A few more words about Bolt et al
I was in no condition to be writing when I filed my meet report early on Sunday morning (and the 3+ hour drive home was still waiting for me,) so I’m not terribly pleased with its quality.
I’m a little happier with today’s analysis, written after a few hours of sleep and incorporating quotes from a Thursday pre-meet press conference as well as the post-race face-time. And yet I still didn’t get all the ideas that were raised into print.
One of them, mentioned a few times over the weekend, was Bolt’s height. He’s 6’5”, extraordinarily tall for a sprinter, a fact Jere Longman of the Times noted at the meet (when the field is down in the blocks, Bolt’s legs are so long his butt sticks up significantly higher than anyone else’s, making him easy to pick out from beyond the finish line.) Longman’s article said, “Where shorter runners seem to explode out of the blocks, he seems to unfold.”

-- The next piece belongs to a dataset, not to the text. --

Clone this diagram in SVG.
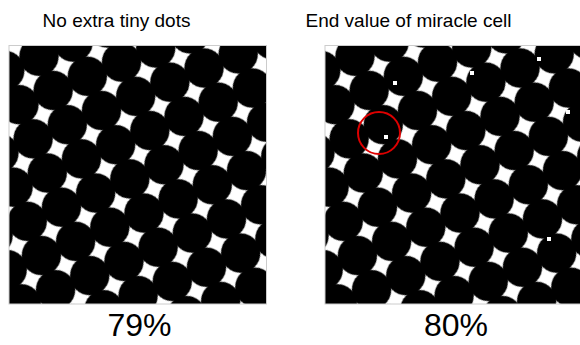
<svg xmlns="http://www.w3.org/2000/svg" width="580" height="345" viewBox="0 0 580 345">
<style>
.t{font-family:"Liberation Sans",Arial,sans-serif;fill:#000;text-anchor:middle}
.dot{fill:#fff}
</style>
<defs>
<pattern id="lat" patternUnits="userSpaceOnUse" width="37" height="37" patternTransform="translate(101.5,110.5) rotate(-22.5)">
<circle cx="0" cy="0" r="19.7" fill="#000"/>
<circle cx="37" cy="0" r="19.7" fill="#000"/>
<circle cx="0" cy="37" r="19.7" fill="#000"/>
<circle cx="37" cy="37" r="19.7" fill="#000"/>
</pattern>
</defs>
<rect width="580" height="345" fill="#fff"/>
<text class="t" x="116.5" y="27" font-size="19">No extra tiny dots</text>
<text class="t" x="408.5" y="27" font-size="19">End value of miracle cell</text>
<g id="left">
<rect x="9" y="45.5" width="257.5" height="258.5" fill="#fff"/>
<rect x="9" y="45.5" width="257.5" height="258.5" fill="url(#lat)" stroke="#ccc" stroke-width="1"/>
</g>
<g id="right" transform="translate(316,0)">
<rect x="9" y="45.5" width="257.5" height="258.5" fill="#fff"/>
<rect x="9" y="45.5" width="257.5" height="258.5" fill="url(#lat)" stroke="#ccc" stroke-width="1"/>
</g>
<g id="dots">
<rect class="dot" x="393" y="81" width="4" height="4"/>
<rect class="dot" x="384" y="135" width="4" height="4"/>
<rect class="dot" x="470" y="71" width="4" height="4"/>
<rect class="dot" x="537" y="57" width="4" height="4"/>
<rect class="dot" x="566" y="110" width="4" height="4"/>
<rect class="dot" x="547" y="237" width="4" height="4"/>
</g>
<circle cx="379" cy="133" r="21" fill="none" stroke="#d00" stroke-width="2"/>
<text class="t" x="139.5" y="336" font-size="32">79%</text>
<text class="t" x="456" y="336" font-size="32">80%</text>
</svg>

This is generally considered a disadvantage among sprinters, but Tyson Gay displayed his own scholarship of his event by saying, “Times change. Back in the day, there were some tall sprinters: [Linford] Christie, Carl [Lewis], they were tall. Then there was the Maurice Greene era, Jon Drummond, they were shorter. Now Bolt’s a lot taller.” Just a cycle, according to Gay, and maybe it has just been a matter, as Bolt’s coach seems to think, of figuring out the best way to get those long legs out of the blocks efficiently.
June 1, 2008
In recent years, as world records have become harder to come by (and American records even harder) there’s been increased interest among the record-promoting community in all-comers records. In as much as I consider records an exciting part of the sport, I like the idea of all-comers records, but I have issues with the way they’re sometimes presented.
The concept is pretty simple, if hard to explain. A world record is the best mark in the world for a given event under a given set of rules. (This is why world records in the javelin had to be rewritten a decade or so ago when the weight of the spear was changed.) There’s a sort of implicit additional idea that the record must be set on Earth, that there might be some superset of interplanetary or universal records. In the other direction, there are continental (or area) records, and national records. (Look at the list of records Roger Bannister set in one race.)

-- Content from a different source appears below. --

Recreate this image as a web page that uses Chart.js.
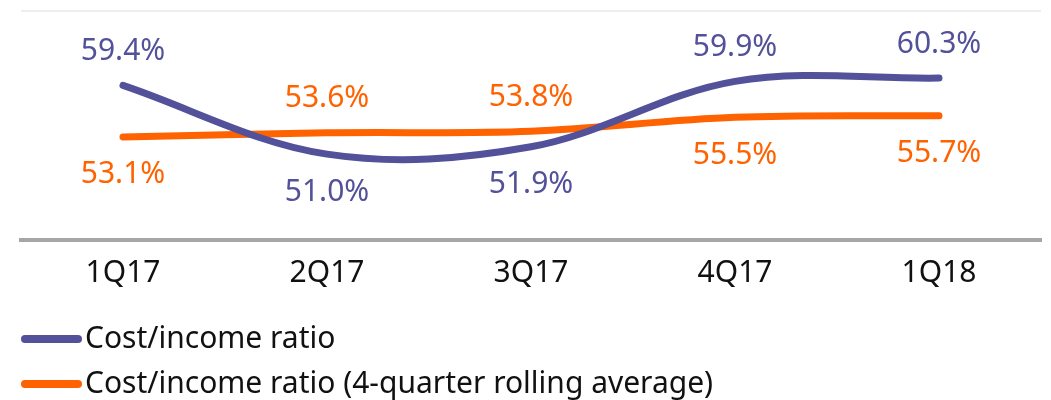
<!DOCTYPE html>
<html>
<head>
<meta charset="utf-8">
<script src="https://cdn.jsdelivr.net/npm/chart.js@4"></script>
<style>
  body { margin: 0; background: #fff; }
  #wrap { width: 1051px; height: 400px; position: relative; }
</style>
</head>
<body>
<div id="wrap"><canvas id="myChart"></canvas></div>
<script>
const trimestres = ['1Q17', '2Q17', '3Q17', '4Q17', '1Q18'];
const ratio = [59.4, 51.0, 51.9, 59.9, 60.3];
const ratioMedia = [53.1, 53.6, 53.8, 55.5, 55.7];
const nomes = ['Cost/income ratio', 'Cost/income ratio (4-quarter rolling average)'];

const roxo = '#52519a';
const laranja = '#ff6200';
const fonte = '"Noto Sans", sans-serif';

// rotulos acima/abaixo conforme a outra serie
const rotulos = {
    id: 'rotulos',
    afterDatasetsDraw(chart) {
        const ctx = chart.ctx;
        const ds = chart.data.datasets;
        ctx.save();
        ctx.font = '30px ' + fonte;
        ctx.textAlign = 'center';
        ctx.textBaseline = 'middle';
        ds.forEach((d, i) => {
            const outro = ds[1 - i].data;
            chart.getDatasetMeta(i).data.forEach((p, j) => {
                const acima = d.data[j] > outro[j];
                ctx.fillStyle = d.borderColor;
                ctx.fillText(d.data[j].toFixed(1) + '%', p.x, p.y + (acima ? -34 : 38));
            });
        });
        ctx.restore();
    }
};

// legenda em linhas separadas
const legenda = {
    id: 'legenda',
    afterDraw(chart) {
        const ctx = chart.ctx;
        ctx.save();
        ctx.font = '30px ' + fonte;
        ctx.textBaseline = 'middle';
        chart.data.datasets.forEach((d, i) => {
            var y = 339 + i * 45;
            ctx.strokeStyle = d.borderColor;
            ctx.lineWidth = 8;
            ctx.lineCap = 'round';
            ctx.beginPath();
            ctx.moveTo(25, y);
            ctx.lineTo(78, y);
            ctx.stroke();
            ctx.fillStyle = '#111';
            ctx.fillText(d.label, 85, y);
        });
        ctx.restore();
    }
};

const data = {
    labels: trimestres,
    datasets: [{
        label: nomes[0],
        data: ratio,
        borderColor: roxo,
        borderWidth: 7,
        tension: 0.35,
        pointRadius: 0,
        borderCapStyle: 'round'
    }, {
        label: nomes[1],
        data: ratioMedia,
        borderColor: laranja,
        borderWidth: 7,
        tension: 0.35,
        pointRadius: 0,
        borderCapStyle: 'round'
    }]
};

const config = {
    type: 'line',
    data,
    options: {
        responsive: false,
        animation: false,
        layout: { padding: { top: 11, left: 21, right: 10, bottom: 0 } },
        plugins: { legend: { display: false }, tooltip: { enabled: false } },
        scales: {
            x: {
                offset: true,
                grid: { display: false, drawTicks: false },
                border: { color: '#a6a6a6', width: 4 },
                ticks: { color: '#111', font: { family: fonte, size: 30 }, padding: 15 },
                afterFit: (s) => { s.height = 160; }
            },
            y: {
                display: true,
                min: 40.5,
                max: 68.5,
                ticks: { display: false },
                border: { display: false },
                grid: {
                    drawTicks: false,
                    color: (c) => c.tick && c.tick.value === 68.5 ? '#eeeeee' : 'rgba(0,0,0,0)',
                    lineWidth: 2
                },
                afterFit: (s) => { s.width = 0; }
            }
        }
    },
    plugins: [rotulos, legenda]
};

var canva = document.getElementById('myChart');
canva.width = 1051;
canva.height = 400;
new Chart(canva.getContext('2d'), config);
</script>
</body>
</html>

These get complicated because they are tracked two ways, by citizenship or by venue. An American record is a national record; it could be set anywhere in the world, and the criteria is that it is set by a citizen of the USA. A U.S. all-comers record, however, may be set by anyone; the criteria is that it be run within the borders of the country. (There are Area records—Europe, Africa, Asia, Oceania, etc.—kept the same way.)

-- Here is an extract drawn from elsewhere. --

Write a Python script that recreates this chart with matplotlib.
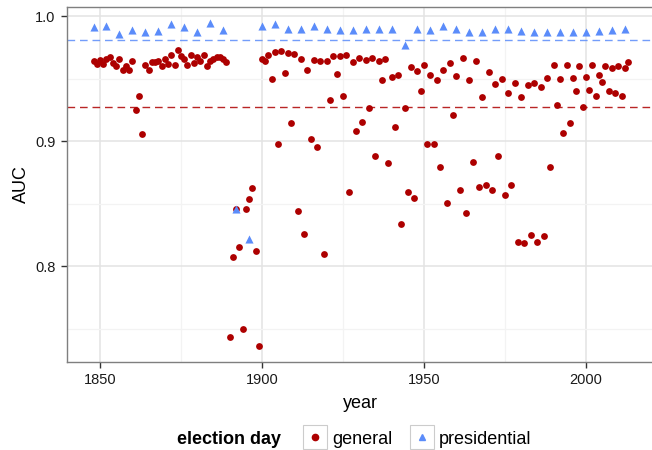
import matplotlib
matplotlib.use("Agg")
import matplotlib.pyplot as plt
from matplotlib.lines import Line2D
from matplotlib.legend_handler import HandlerTuple
from matplotlib.ticker import MultipleLocator
import numpy as np

# AUC for general elections, one value per year 1848-2013
general_years = list(range(1848, 2014))
general_auc = [
    0.964, 0.9616, 0.9648, 0.9616, 0.9653, 0.9675, 0.9627, 0.960, 0.9659, 0.9568,
    0.960, 0.9568, 0.964, 0.9248, 0.936, 0.9056, 0.9608, 0.9568, 0.9632, 0.9632,
    0.9637, 0.960, 0.9656, 0.9616, 0.9688, 0.9608, 0.9728, 0.968, 0.9656, 0.9608,
    0.9688, 0.9627, 0.967, 0.964, 0.9688, 0.960, 0.964, 0.9659, 0.967, 0.967,
    0.9656, 0.9634, 0.7434, 0.8072, 0.8453, 0.8152, 0.7498, 0.8456, 0.8536, 0.8627,
    0.8122, 0.7362, 0.9656, 0.964, 0.9688, 0.9496, 0.9714, 0.8976, 0.972, 0.9544,
    0.9704, 0.9144, 0.9696, 0.844, 0.9656, 0.8256, 0.9568, 0.9016, 0.9648, 0.8952,
    0.964, 0.8096, 0.964, 0.9328, 0.968, 0.9536, 0.968, 0.936, 0.9688, 0.8592,
    0.9632, 0.908, 0.9664, 0.9155, 0.9648, 0.9264, 0.9664, 0.888, 0.964, 0.9488,
    0.9656, 0.8824, 0.9512, 0.9112, 0.9528, 0.8336, 0.9264, 0.8592, 0.9592, 0.8544,
    0.956, 0.940, 0.9608, 0.8976, 0.9528, 0.8976, 0.9488, 0.8792, 0.9568, 0.8504,
    0.9624, 0.9208, 0.952, 0.8608, 0.9664, 0.8424, 0.9488, 0.8832, 0.964, 0.8632,
    0.9352, 0.8648, 0.9552, 0.8608, 0.9456, 0.888, 0.9496, 0.8568, 0.9384, 0.8648,
    0.9464, 0.8192, 0.9352, 0.8184, 0.9448, 0.8248, 0.9464, 0.8192, 0.9432, 0.824,
    0.9504, 0.8792, 0.9608, 0.9288, 0.9496, 0.9064, 0.9608, 0.9144, 0.9504, 0.940,
    0.960, 0.9272, 0.9512, 0.9408, 0.9608, 0.936, 0.9528, 0.9472, 0.960, 0.940,
    0.9584, 0.9384, 0.960, 0.936, 0.9584, 0.9632,
]

# AUC for presidential elections, every 4 years 1848-2012
pres_years = list(range(1848, 2013, 4))
pres_auc = [
    0.9914, 0.992, 0.986, 0.9888, 0.987, 0.988, 0.9936, 0.991, 0.9874, 0.9946,
    0.989, 0.8453, 0.8213, 0.9922, 0.9933, 0.9899, 0.9899, 0.9922, 0.990, 0.9888,
    0.9888, 0.990, 0.9894, 0.9894, 0.9766, 0.9894, 0.9885, 0.9922, 0.9894, 0.9874,
    0.9874, 0.9896, 0.9894, 0.988, 0.9874, 0.9874, 0.987, 0.987, 0.9874, 0.988,
    0.9888, 0.9894,
]

# reference (mean) lines
general_ref = 0.9275
pres_ref = 0.981

RED = "#AD0000"
BLUE = "#5B8CFA"

plt.rcParams["font.family"] = ["Liberation Sans", "DejaVu Sans"]

W, H = 652, 450
fig = plt.figure(figsize=(W / 100, H / 100), dpi=100)

# x / y limits with ggplot-style 5% expansion
xs = general_years + pres_years
ys = general_auc + pres_auc
xpad = (max(xs) - min(xs)) * 0.05
ypad = (max(ys) - min(ys)) * 0.05
xlim = (min(xs) - xpad, max(xs) + xpad)
ylim = (min(ys) - ypad, max(ys) + ypad)

# panel placed so it runs a little past the right edge, as in the source
left_px, right_px, top_px, bot_px = 66.8, 654.8, 6.6, 362
ax = fig.add_axes([left_px / W, 1 - bot_px / H,
                   (right_px - left_px) / W, (bot_px - top_px) / H])

ax.set_xlim(*xlim)
ax.set_ylim(*ylim)

ax.xaxis.set_major_locator(MultipleLocator(50))
ax.xaxis.set_minor_locator(MultipleLocator(25))
ax.yaxis.set_major_locator(MultipleLocator(0.1))
ax.yaxis.set_minor_locator(MultipleLocator(0.05))
ax.yaxis.set_major_formatter(matplotlib.ticker.FormatStrFormatter("%.1f"))

ax.grid(which="major", color="#E3E3E3", lw=1.1, zorder=0)
ax.grid(which="minor", color="#F3F3F3", lw=0.9, zorder=0)
ax.set_axisbelow(True)

for s in ax.spines.values():
    s.set_color("#7F7F7F")
    s.set_linewidth(1.0)

ax.tick_params(which="major", direction="out", length=4, width=1.0,
               color="#333333", labelsize=10.5, labelcolor="#1A1A1A", pad=4)
ax.tick_params(which="minor", length=0)

ax.axhline(general_ref, color=RED, lw=1.0, ls=(0, (5.5, 3.5)), alpha=0.85, zorder=2)
ax.axhline(pres_ref, color=BLUE, lw=1.0, ls=(0, (5.5, 3.5)), alpha=0.85, zorder=2)

ax.scatter(general_years, general_auc, s=24, color=RED, marker="o",
           linewidths=0, zorder=3)
ax.scatter(pres_years, pres_auc, s=34, color=BLUE, marker="^",
           linewidths=0, zorder=4)

ax.set_xlabel("year", fontsize=13, labelpad=6)
ax.set_ylabel("AUC", fontsize=13, labelpad=4)

# legend along the bottom, title on the left
fig.text(177 / W, 1 - 439 / H, "election day", fontsize=13, fontweight="bold",
         ha="left", va="center")

box = dict(marker="s", markersize=17.5, markerfacecolor="white",
           markeredgecolor="#CCCCCC", markeredgewidth=0.8, linestyle="none")
h_gen = (Line2D([], [], **box),
         Line2D([], [], marker="o", color=RED, markersize=4.5, linestyle="none"))
h_pres = (Line2D([], [], **box),
          Line2D([], [], marker="^", color=BLUE, markersize=5, linestyle="none"))

fig.legend([h_gen, h_pres], ["general", "presidential"],
           handler_map={tuple: HandlerTuple(ndivide=1, pad=0)},
           loc="center left", bbox_to_anchor=(303 / W, 1 - 439 / H),
           ncol=2, frameon=False, fontsize=13, borderpad=0, borderaxespad=0,
           handlelength=1.35, handletextpad=0.25, columnspacing=1.0)

fig.savefig("out.png", dpi=100)
plt.close(fig)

The problem I have is that announcers so often wax lyrical about the “fastest time on American soil!” Oh, come on. There’s no soil out there; it’s a few centimeters of synthetic fabric. A media rep I talked to last night agreed, but further noted that only track geeks understand the label, “all-comers record.”
“Why not just say, ‘Fastest time ever run in the US’?” she asked.
I happen to like the evocativeness of the phrase “all comers,” with its expansive implications beyond just the dry word “record,” but when it comes to using a definite phrase, why not?
Usain Bolt 9.72
I’m not generally one to get all fired up about sprinters, but in recent years I’ve forced myself to take a professional interest. Which is why I was actually paying attention to witness my first 100m world record.
I asked one longtime track writer (also a former Olympian, as it happens, not that he would tell you) who was in the mixed zone with me when the record had last been set in the U.S. I answered my own question: Donovan Bailey at the ‘96 Olympics in Atlanta. He observed that he’d actually seen the record broken twice previously on that very site: once by Leroy Burrell in 1991, and once (“that might have been 110 yards”) in 1962.